Ozone and the airmass RGB
A GOES-17 airmass RGB, above, shows a strong feature in the Gulf of Alaska. It’s common to associate the orange and purple regions within that polar feature (that is accompanied by cloud features consistent with very cold air aloft) with enhanced ozone. What products are available online to gauge the amount of ozone?
The OMPS instrument on board NOAA-20 (and on Suomi-NPP) senses in the ultraviolet (from 250-310 nm) to compute ozone concentration. (For more information on OMPS, refer to this document) The figure below, taken from this Finnish website, shows ozone concentration for the 24 hours ending at 0110 UTC on 13 December. A distinct maximum is apparent over the Gulf of Alaska. Note the northern terminus of the observations that are related to the time of year: there is little Sun north of 60 N. The data for this were downloaded from the Direct Broadcast site at GINA at the University of Alaska-Fairbanks. OMPS data are also available (from Suomi-NPP) at NASA Worldview.
To determine the time of the data in the image below, consult the NOAA-20 orbital paths here. This image (from that site) shows a NOAA-20 ascending overpass between 2235 and 2245 UTC over the Gulf of Alaska.
NOAA-20 also carries the Cross-track Infrared Sounder (CrIS) and Advanced Technology Microwave Sounder (ATMS) instruments that are used to create NUCAPS vertical profiles; one of the trace gases retrieved in this way is ozone.
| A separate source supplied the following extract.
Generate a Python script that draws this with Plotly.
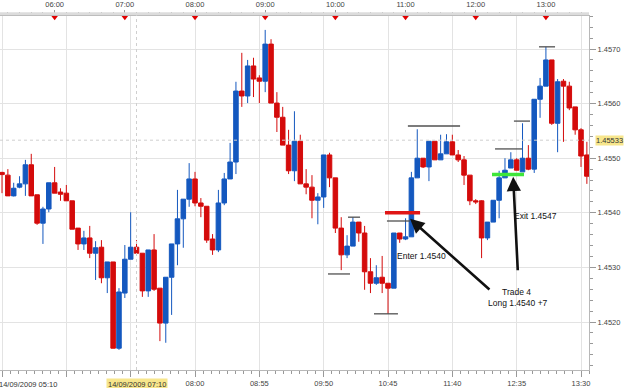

The distribution of ozone (with values in regions where it was dark) from NUCAPS is shown below (from this website maintained by SPoRT), and it corresponds roughly with the OMPS estimates shown above.
Conclusion: The assumption that upper-tropospheric ozone values are large in regions where the airmass RGB is tinted red or purple is a good assumption, especially if other structures in the RGB — such as cumulus cloud development in the cold air — reinforce the idea that an intrusion of stratospheric air is occurring. The strong storm that this lowered tropopause is supporting is accompanied by a moist feed of air moving into central California, as shown below by MIMIC total precipitable water fields.
Gridded NUCAPS fields are being tested within RealEarth, as shown below. They should be generally available soon.